= Jacobo Calderón =

Spanish composer, producer and arranger

Jacobo Calderón Fernández (born 18 May 1974 in Madrid) is a Spanish composer, producer and arranger. He has produced and composed 60 albums that have sold 9 million copies worldwide. His songs have been performed by Raphael, David Bisbal, Abraham Mateo, Sergio Dalma, Álex Ubago, Tamara, Pastora Soler, Manuel Mijares and other singers. As a producer he has worked with Luis Fonsi, Alejandro Sanz, Paul Anka, Charles Aznavour, Vicente Fernández, Joan Manuel Serrat, Joaquín Sabina, María Dolores Pradera, Francisco Céspedes, Laura Pausini, Ricardo Montaner, Miley Cyrus and Alejandro Fernández.

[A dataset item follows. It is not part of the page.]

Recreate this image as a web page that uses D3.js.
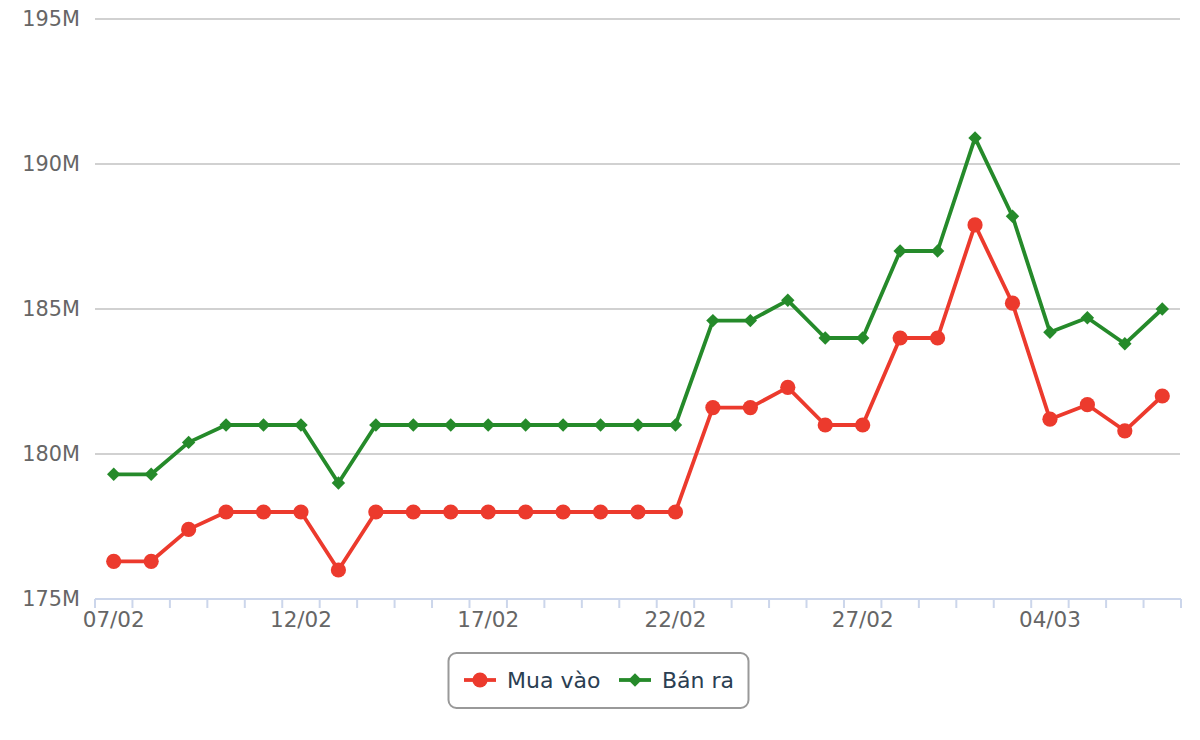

He has been nominated for a Grammy Award and a Latin Grammy. His father Juan Carlos Calderón was composer and music producer.

== Career ==
At the age of eight he began studying music theory and piano at the Katarina Gurska music academy in Madrid. He continued his studies with the Argentinian maestro Carlos Cítera and completed them by specialising in arranging and modern composition at the Escuela de Música Creativa in Madrid. At the age of 20 he moved to Miami where he studied music industry related studies at the University of Miami.

His first recording took place at the age of 18, when he composed the song "La duda" for the album Encadenado by Mexican singer Manuel Mijares. A year later he collaborated with his father Juan Carlos Calderón in the production and arrangements of the album of duets Nino Bravo: 50 Aniversario, which sold more than 900,000 copies. The success of the album generated another album by the same singer, Duetos 2, as well as other albums of duets featuring the singer-songwriter Cecilia (Desde que tú te has ido) and José Alfredo Jiménez, helping his father in the production and arrangements. In 1997 he produced and arranged album Mocedades canta a Walt Disney by the group Mocedades.

After these first works, in the early 2000s he produced the albums Cuarto creciente by Maldita Nerea, Ya no es ayer by Raúl, which sold more than 100,000 copies, Bravo Francisco by Francisco in tribute to Nino Bravo, as well as the song "Como hablar", with the participation of Amaral, for the album Escapadas by Antonio Vega.

In the 2020s, he began working with Chilean singer Myriam Hernández, and has currently produced three studio albums for her.